I have had many messages, thoughts and prayers from family and friends in the UK, Canada, Australia and the US wondering if we are OK and what is happening. As expats living just outside the city, the protests rarely affect us directly. Sure, there are days it’s harder to get in or out of the office because traffic is disrupted. We have instructed our teenage boys to take taxis instead of the MTR at night, not wear black in case they are in the wrong place at the wrong time and mistaken for protesters, and stay away from certain parts of the city in the evenings where there is always trouble. Other than that, we are not physically affected. As I write this, I am looking out over the aqua marine South China Sea watching the boats chug by as usual. Behind me in the jungle where we take the dog for a walk and the only disturbance I have encountered in the last 48 hours was a sleepy wild boar roaming across the path.
But I think about it constantly, like a low-level cloud hovering over my mind. I know it’s happening right beside me, a few kilometers, a few city blocks away. There is anger and palpable tension in the air and it is exhausting. I work in an office where the majority of the team are local so most of the daily conversation revolves around what is happening in the city. I have just had another Police Appeal texted to my phone this second (it feels very George Orwellian to have the police intercept our phones and send direct messages: POLICE APPEAL. UNAUTHORISED PUBLIC EVENTS EXPECT TODAY WILL LIKELY CAUSE VIOLENCE AND DISRUPTIONS. PLEASE STAY ALERT AND AVOID GOING OUT. )
The whole thing is emotionally draining, and breaks my heart watching this city tear itself apart. Listening to the chatter, opinions are divided on whether it’s a fight they can win, and after this weekend’s violence, public sentiment seems to be turning against the radicalised component of the protest. Some feel this is just a bunch of naive students raging against the machine. Others are just really fed up with the disruption to their routine. The city’s economy is being hurt by this, and for many, their patience is wearing thin and they would quite like to get on with business.

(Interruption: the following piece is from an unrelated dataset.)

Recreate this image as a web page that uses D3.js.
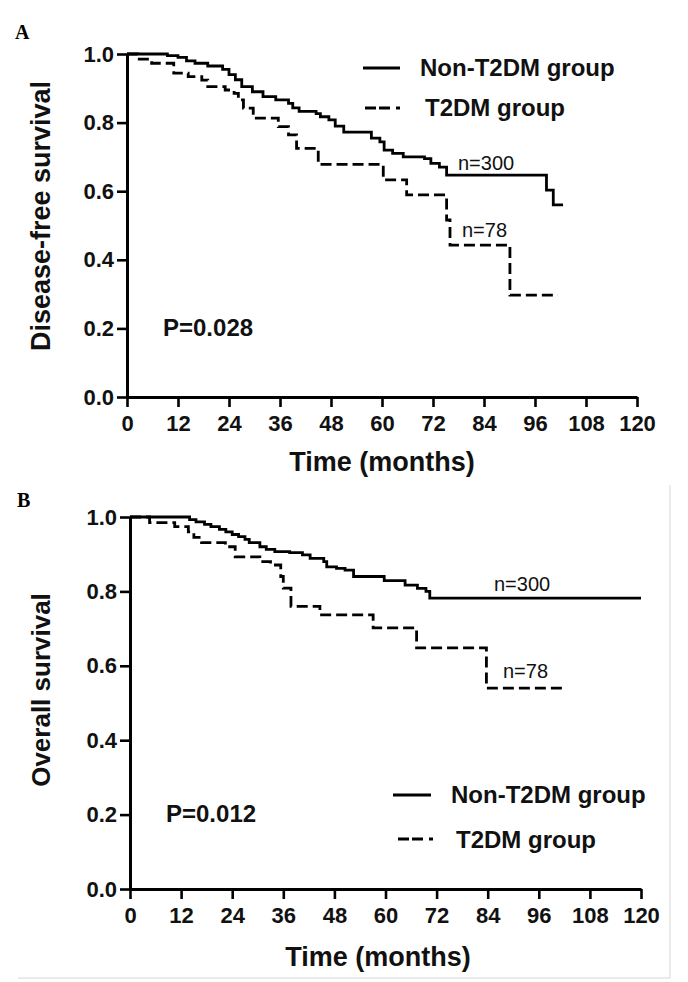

On the other hand, there are those who feel that this is the most important moment for Hong Kong. In 1997, Britain handed back the land to China in accordance with the agreement of their lease, with a 50-year buffer period where Hong Kong would be governed under the principal of ‘one country, two systems’, hence the SAR (Special Administrative Region). Every year closer to that date, the region feels the grasp of the country’s government tighten, and this frightens them. With every new law, every new act of government, Hong Kongers are on heightened alert for anything that seems like an infringement on their rights as free citizens.
And so here we are. Every historical moment has a consequence, and Hong Kong is still feeling the repercussions of the Treaty of Nanking (Google it and it will give you some understanding). Arguably, there are many other moments in history that have lead to this, but the point is, Hong Kong was ceded to the British where it was ruled under one system and they gave it back (with conditions) to China which is ruled under a very different one, and now it’s messy.
There is no clear solution to this and it is difficult to see how or when it ends. So for us and many other expats who have built a life here in Hong Kong, we will continue to live as outsiders in our own home, observing people fighting in the streets for something they believe in, with our fingers very close to the eject button. And for what it’s worth, even if it is all in vain, we along with the rest of the world continue to watch them rage against the machine.